A Canadian Story of Woe

 

drowning
A Canadian homeowner going for a relaxing swim in his mortgage…

 

One of the challenges of being a financial advisor is finding ways to convey complex financial issues in simple ways to my clients and readers. I believe I do this to varying degrees of success, and I am informed of my failures by my wife who doesn’t hesitate to point out when I’ve written something boring or too convoluted.

One such subject where I feel I’ve yet to properly distill the essential material is around the housing market. While I’ve written a fair amount about the Canadian housing market, I feel I’ve been less successful in explaining why the current housing situation is eating the middle class.

In case you’re wondering, my thesis rests on three ideas:

1. The middle class as we know it has come about as a result of not simply rising wages but on sustained drops in the price of necessities.
2. The rise of the middle class was greatly accelerated by the unique historical situation at the end of the Second World War, which split the world into competing ideological factions but left the most productive countries with the highest output and technological innovation to flourish.
3. A global trend towards urbanization and a plateauing of middle-class growth has started reversing some of those economic gains, raising the cost of basic living expenses while reducing the average income.

The combination of these three trends has helped morph housing from an essential matter of accommodation into a major pillar of people’s investment portfolios and part of their retirement plan. The result is that homeowners are both far more willing to pay higher prices for a home in the belief that it will continue to appreciate into the future, while also attempting to undercut increases in density within neighborhoods over fears that such a change will negatively impact the value of the homes. In short, stabilizing the housing market is getting harder, while Canadians are paying too much of their income to pay for existing homes. All of this serves to make the Canadian middle class extremely vulnerable.

 

Household Debt
You may be tempted to think “Wow, debt levels really jumped through 2016” you should remind yourself that this chart STARTS at 166%!!!

 

Proving some of this is can be challenging, but there are some things we know. For instance, we know that Canadians are far more in debt than they’ve ever been before and the bulk of that debt is in mortgages and home equity lines of credit (HELOC), which means much of that debt is long-term and sensitive to hikes in interest rates. We also have abundant evidence that zoning restrictions and neighborhood associations have diligently fought against “density creep”. But to tie it all together we need the help of HSBC’s Global Research division and a recent article from the Financial Times.

FT Global Leverage

Last week, HSBC issued a research paper on global leverage. Providing more proof that since 2008 the world has not deleveraged one bit. In fact, global debt has settled just over 300% of global GDP, something that I wrote about in 2016. An interesting bit of information though came in terms of the country’s sensitivity to increasing interest rates. Charting a number of countries, including Canada, the report highlights that Canadians (on average) pay 12.5% of their income to service debt. A 1% increase in the lending rate would push that up over 13%. For a country already heavily in debt, a future of rising rates looks very expensive indeed.
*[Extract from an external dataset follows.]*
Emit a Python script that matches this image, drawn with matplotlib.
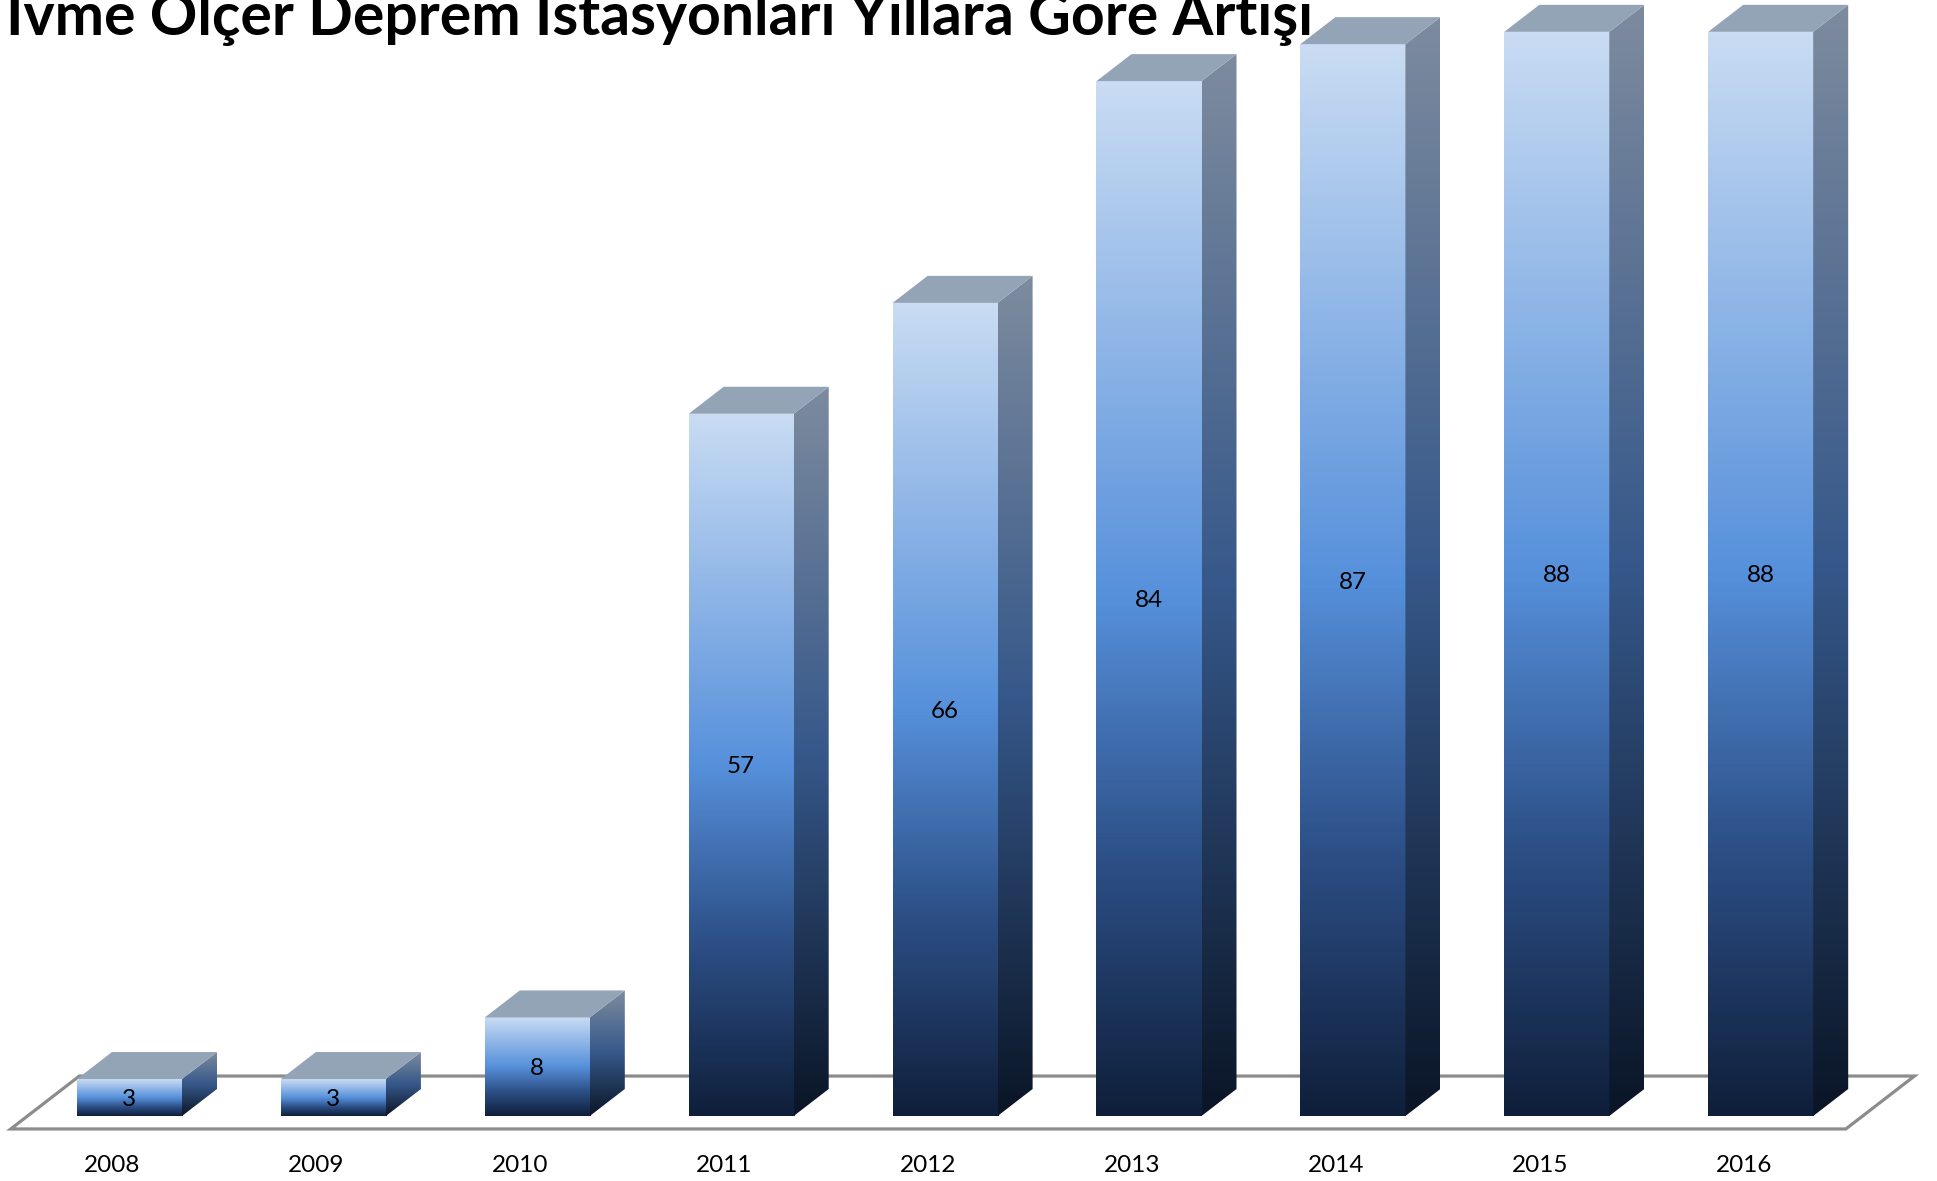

It would be wrong to say that fixing our housing market will put things right. There is no silver bullet and to suggest otherwise is to reduce a complex issue to little more than a TED Talk. But the reality is that our housing market forms a major foundation of our current woes. A sustained campaign to grow our cities and reduce regulatory hurdles will do more to temper large debts that eat at middle-class security than anything I could name.